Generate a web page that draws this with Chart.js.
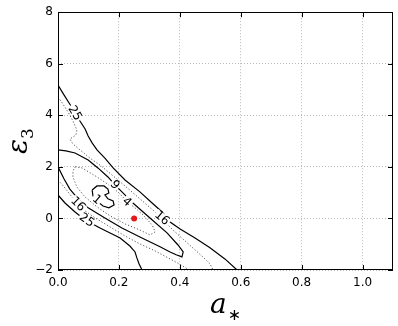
<!DOCTYPE html>
<html>
<head>
<meta charset="utf-8">
<script src="https://cdn.jsdelivr.net/npm/chart.js@4.4.1/dist/chart.umd.min.js"></script>
<style>
  html, body { margin: 0; padding: 0; background: #fff; }
  #wrap { width: 398px; height: 326px; }
</style>
</head>
<body>
<div id="wrap"><canvas id="myChart"></canvas></div>
<script>
// contour values, [a*, eps3]
const xTicks = [0.0, 0.2, 0.4, 0.6, 0.8, 1.0];
const yTicks = [-2, 0, 2, 4, 6, 8];

// solid, outer upper branch (25 / 16)
const solidOuter = [[0,5.17],[0.016,4.86],[0.039,4.43],[0.056,4.12],[0.072,3.78],[0.089,3.47],[0.099,3.20],
    [0.112,2.93],[0.128,2.66],[0.154,2.34],[0.181,1.96],[0.220,1.49],[0.269,1.03],[0.309,0.60],[0.342,0.25],
    [0.368,-0.14],[0.401,-0.41],[0.450,-0.76],[0.499,-1.14],[0.548,-1.57],[0.588,-2.0]];

// dotted, upper branch (16)
const dottedUpper = [[0,4.71],[0.016,4.44],[0.033,4.13],[0.049,3.78],[0.062,3.43],[0.059,3.24],[0.039,3.08],
    [0.049,2.89],[0.072,2.66],[0.105,2.34],[0.138,2.07],[0.181,1.65],[0.220,1.26],[0.269,0.76],[0.319,0.25],
    [0.351,-0.14],[0.384,-0.52],[0.417,-0.87],[0.450,-1.22],[0.479,-1.53],[0.499,-1.76],[0.509,-2.0]];

// solid loop (9)
const solidNine = [[0,2.66],[0.026,2.62],[0.056,2.54],[0.099,2.27],[0.131,1.96],[0.164,1.61],[0.187,1.30],
    [0.210,1.03],[0.246,0.60],[0.302,0.02],[0.358,-0.56],[0.394,-1.03],[0.411,-1.30],[0.407,-1.49],
    [0.388,-1.41],[0.368,-1.30],[0.335,-1.10],[0.269,-0.72],[0.210,-0.37],[0.154,0.02],[0.099,0.41],
    [0.066,0.76],[0.039,1.14],[0.020,1.53],[0,2.0]];

// dotted closed loop (4)
const dottedFour = [[0.056,2.0],[0.079,1.96],[0.128,1.61],[0.177,1.22],[0.204,0.95],[0.227,0.64],[0.253,0.41],
    [0.279,0.14],[0.309,-0.25],[0.319,-0.52],[0.302,-0.64],[0.269,-0.45],[0.220,-0.21],[0.171,0.10],
    [0.128,0.45],[0.089,0.83],[0.062,1.22],[0.049,1.61],[0.049,1.84],[0.056,2.0]];

// solid small loop (1)
const solidOne = [[0.112,1.10],[0.128,1.26],[0.151,1.26],[0.164,1.14],[0.167,0.99],[0.154,0.91],[0.164,0.76],
    [0.181,0.68],[0.184,0.52],[0.167,0.41],[0.148,0.48],[0.131,0.64],[0.115,0.87],[0.112,1.10]];

// dotted, lower branch (16)
const dottedLower = [[0,1.49],[0.023,1.18],[0.046,0.83],[0.066,0.56],[0.089,0.29],[0.122,0.02],[0.171,-0.33],
    [0.220,-0.68],[0.269,-0.99],[0.319,-1.26],[0.368,-1.57],[0.404,-1.80],[0.430,-2.0]];

// solid, lower branch (25)
const solidLower = [[0,0.91],[0.023,0.60],[0.056,0.25],[0.089,-0.06],[0.138,-0.37],[0.204,-0.76],[0.236,-1.07],
    [0.253,-1.30],[0.259,-1.53],[0.266,-1.76],[0.276,-2.0]];

const truePoint = [[0.25, 0]];

// contour labels: text, x, y, angle in degrees
const labelText = ['25', '9', '4', '1', '16', '16', '25'];
const labelX = [0.056, 0.187, 0.227, 0.128, 0.342, 0.066, 0.095];
const labelY = [4.09, 1.30, 0.64, 0.74, 0.02, 0.56, -0.06];
const labelAngle = [60, 47, 42, 40, 40, 45, 35];

const toPts = arr => arr.map(p => ({x: p[0], y: p[1]}));

function solid(arr) {
    return {data: toPts(arr), showLine: true, borderColor: '#000', borderWidth: 1.2,
        pointRadius: 0, fill: false, tension: 0};
}
function dotted(arr) {
    return {data: toPts(arr), showLine: true, borderColor: '#555', borderWidth: 1,
        borderDash: [1.2, 2], pointRadius: 0, fill: false, tension: 0};
}

const labelPlugin = {
    id: 'contourLabels',
    afterDatasetsDraw(chart) {
        const ctx = chart.ctx;
        const xs = chart.scales.x, ys = chart.scales.y;
        ctx.save();
        ctx.font = '12px "DejaVu Sans"';
        ctx.textAlign = 'center';
        ctx.textBaseline = 'middle';
        for (let i = 0; i < labelText.length; i++) {
            const px = xs.getPixelForValue(labelX[i]);
            const py = ys.getPixelForValue(labelY[i]);
            const w = ctx.measureText(labelText[i]).width;
            ctx.save();
            ctx.translate(px, py);
            ctx.rotate(labelAngle[i] * Math.PI / 180);
            ctx.fillStyle = '#fff';
            ctx.fillRect(-w / 2 - 1, -4.5, w + 2, 9);
            ctx.fillStyle = '#000';
            ctx.fillText(labelText[i], 0, 0.5);
            ctx.restore();
        }
        // red marker on top
        const rx = xs.getPixelForValue(truePoint[0][0]);
        const ry = ys.getPixelForValue(truePoint[0][1]);
        ctx.fillStyle = '#e41a1c';
        ctx.beginPath();
        ctx.arc(rx, ry, 3, 0, Math.PI * 2);
        ctx.fill();
        ctx.restore();
    }
};

const framePlugin = {
    id: 'frame',
    afterDraw(chart) {
        const ctx = chart.ctx;
        const a = chart.chartArea;
        const xs = chart.scales.x, ys = chart.scales.y;
        ctx.save();
        ctx.strokeStyle = '#000';
        ctx.lineWidth = 1;
        ctx.strokeRect(Math.round(a.left) + 0.5, Math.round(a.top) + 0.5,
            Math.round(a.right - a.left) - 1, Math.round(a.bottom - a.top) - 1);
        // inward tick marks on all four sides
        ctx.beginPath();
        xTicks.forEach(v => {
            const px = Math.round(xs.getPixelForValue(v)) + 0.5;
            ctx.moveTo(px, a.bottom); ctx.lineTo(px, a.bottom - 5);
            ctx.moveTo(px, a.top); ctx.lineTo(px, a.top + 5);
        });
        yTicks.forEach(v => {
            const py = Math.round(ys.getPixelForValue(v)) + 0.5;
            ctx.moveTo(a.left, py); ctx.lineTo(a.left + 5, py);
            ctx.moveTo(a.right, py); ctx.lineTo(a.right - 5, py);
        });
        ctx.stroke();

        // axis titles
        ctx.fillStyle = '#000';
        ctx.textBaseline = 'alphabetic';
        ctx.font = 'italic 28px "DejaVu Serif"';
        const aw = ctx.measureText('a').width;
        ctx.font = '16px "DejaVu Sans"';
        const sw = ctx.measureText('\u2217').width;
        const cx = (a.left + a.right) / 2;
        let x0 = cx - (aw + sw + 1) / 2;
        ctx.font = 'italic 28px "DejaVu Serif"';
        ctx.textAlign = 'left';
        ctx.fillText('a', x0, 313);
        ctx.font = '16px "DejaVu Sans"';
        ctx.fillText('\u2217', x0 + aw + 1, 320);

        ctx.save();
        ctx.translate(27, (a.top + a.bottom) / 2);
        ctx.rotate(-Math.PI / 2);
        ctx.font = 'italic 28px "DejaVu Serif"';
        const ew = ctx.measureText('\u03b5').width;
        ctx.font = '17px "DejaVu Serif"';
        const tw = ctx.measureText('3').width;
        x0 = -(ew + tw) / 2;
        ctx.font = 'italic 28px "DejaVu Serif"';
        ctx.fillText('\u03b5', x0, 0);
        ctx.font = '17px "DejaVu Serif"';
        ctx.fillText('3', x0 + ew, 6);
        ctx.restore();
        ctx.restore();
    }
};

const gridOpts = {
    color: 'rgba(0,0,0,0.28)',
    drawTicks: false
};

const config = {
    type: 'scatter',
    data: {
        datasets: [
            solid(solidOuter),
            dotted(dottedUpper),
            solid(solidNine),
            dotted(dottedFour),
            solid(solidOne),
            dotted(dottedLower),
            solid(solidLower)
        ]
    },
    options: {
        responsive: true,
        maintainAspectRatio: false,
        animation: false,
        layout: {padding: {top: 12, right: 5, left: 0, bottom: 0}},
        plugins: {
            legend: {display: false},
            tooltip: {enabled: false}
        },
        scales: {
            x: {
                type: 'linear',
                min: 0,
                max: 1.1,
                afterFit: axis => { axis.height = 56; },
                border: {display: false, dash: [1, 2]},
                grid: gridOpts,
                ticks: {
                    stepSize: 0.2,
                    includeBounds: false,
                    padding: 6,
                    color: '#000',
                    font: {family: 'DejaVu Sans', size: 12},
                    callback: v => Number(v).toFixed(1)
                }
            },
            y: {
                type: 'linear',
                min: -2,
                max: 8,
                afterFit: axis => { axis.width = 58; },
                border: {display: false, dash: [1, 2]},
                grid: gridOpts,
                ticks: {
                    stepSize: 2,
                    padding: 5,
                    color: '#000',
                    font: {family: 'DejaVu Sans', size: 12},
                    callback: v => v < 0 ? '\u2212' + Math.abs(v) : String(v)
                }
            }
        }
    },
    plugins: [labelPlugin, framePlugin]
};

const myChart = new Chart(
    document.getElementById('myChart'),
    config
);
</script>
</body>
</html>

━━━

• **THE REQUEST**: Write out, word for word, the lines from the start of the data through the one holding "const yTicks = [-2, 0, 2, 4, 6, 8];". Omit pictures.

• **COMPLETE RESPONSE**:
Generate a web page that draws this with Chart.js.
<!DOCTYPE html>
<html>
<head>
<meta charset="utf-8">
<script src="https://cdn.jsdelivr.net/npm/chart.js@4.4.1/dist/chart.umd.min.js"></script>
<style>
  html, body { margin: 0; padding: 0; background: #fff; }
  #wrap { width: 398px; height: 326px; }
</style>
</head>
<body>
<div id="wrap"><canvas id="myChart"></canvas></div>
<script>
// contour values, [a*, eps3]
const xTicks = [0.0, 0.2, 0.4, 0.6, 0.8, 1.0];
const yTicks = [-2, 0, 2, 4, 6, 8];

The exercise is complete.